The Definition of Done would be limited to completion of specific tasks rather than getting a functionality ready. The teams tend to develop a "my deliverables as per my deadlines" syndrome, without clarity on the end product -- the "working solution."
Yes, each specialist group may succeed in reducing turnaround time and may deliver more in a given time using Agile principles. But for what use? Typically, the deliverables of a specialist group would have to wait to be integrated until those of the other groups are available. In effect, each group will end up producing "inventory," which is one of the wastes in the Lean world. An illustrative flow of deliverables in this structure from sprint to sprint is shown below:
As the teams produce isolated outputs, there is little or no scope for continuous integration.
Thus, while Agile will in fact improve the productivity and delivery cycle of each specialist group, the business may not see the gains of faster delivery of a complete solution.
Agile in sync
Now let us consider a situation in which these specialist groups come together and work toward a set of commonly agreed business functionalities. In this setup, each specialist group dedicates a certain number of people to one project. These team members form the cross-functional Scrum team to produce working software sprint after sprint.
In scenarios in which the deliverables from each project have to be integrated and validated before moving to production, a Scrum of Scrums could be organized by identifying selected participants from each Scrum team or specialist group.
The following illustration depicts this structure and shows how a set of integrated skills within a team could provide business value.
With representatives from each specialist group, the truly cross-functional team will be able to operate in sync to deliver tangible benefits to the business, using Agile.
It is to be noted that the team members could continue to belong to their respective specialist groups but would have to adapt to a certain degree of dual reporting -- one to their specialist group and the other within the context of the Scrum team.
Factors to consider
Change management is critical. While maintaining their unique position as experts, the specialist groups have to adapt to working with other experts in a small team focusing on a specific set of requirements to produce completely coded, tested, and integrated software.

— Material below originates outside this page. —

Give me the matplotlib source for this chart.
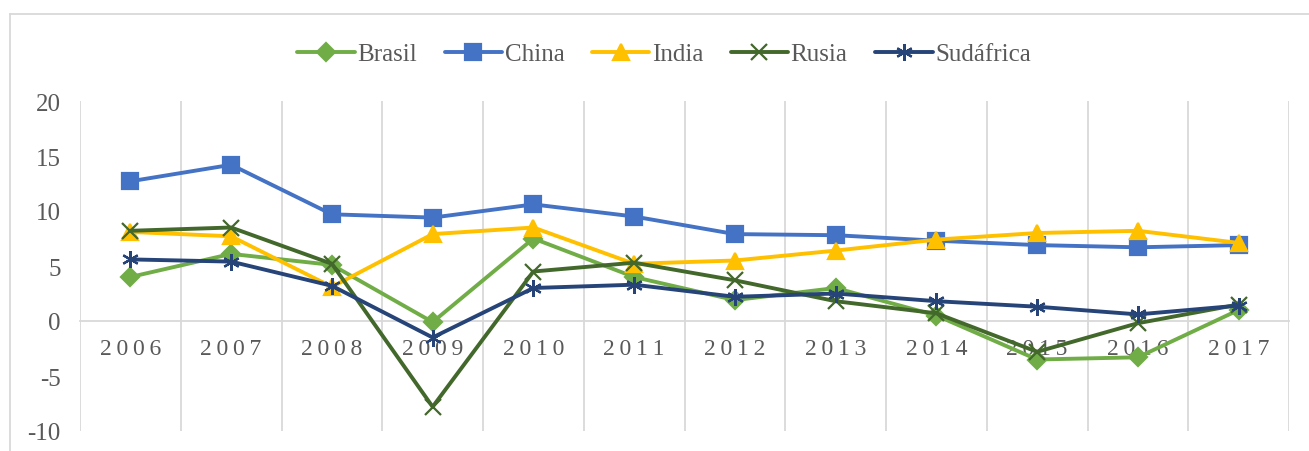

Leadership has to provide the flexibility to maintain the specialist group structure as well as cross-functional teams. With consistency in adoption and sustained business benefits, leadership could even consider diluting the specialist group structure and adopting truly Agile team structures.
The CIO and his or her team should also consider budgeting for the projects in a way that will suit the Agile way of working. This will, in turn, impact the budget provisions for each specialist group. In other words, the CIO will have to answer this question: Is it a budget for the specialist group or a budget for a portfolio of projects?
A governance and benefits validation mechanism would be key to the success of this model.
Using Agile within a shared-services specialist group will yield limited benefits, and scaling such a model would be challenging. An integrated team with specialists from each specialist group would enable an IT organization to run projects in the true spirit of Agile and would yield business benefits faster.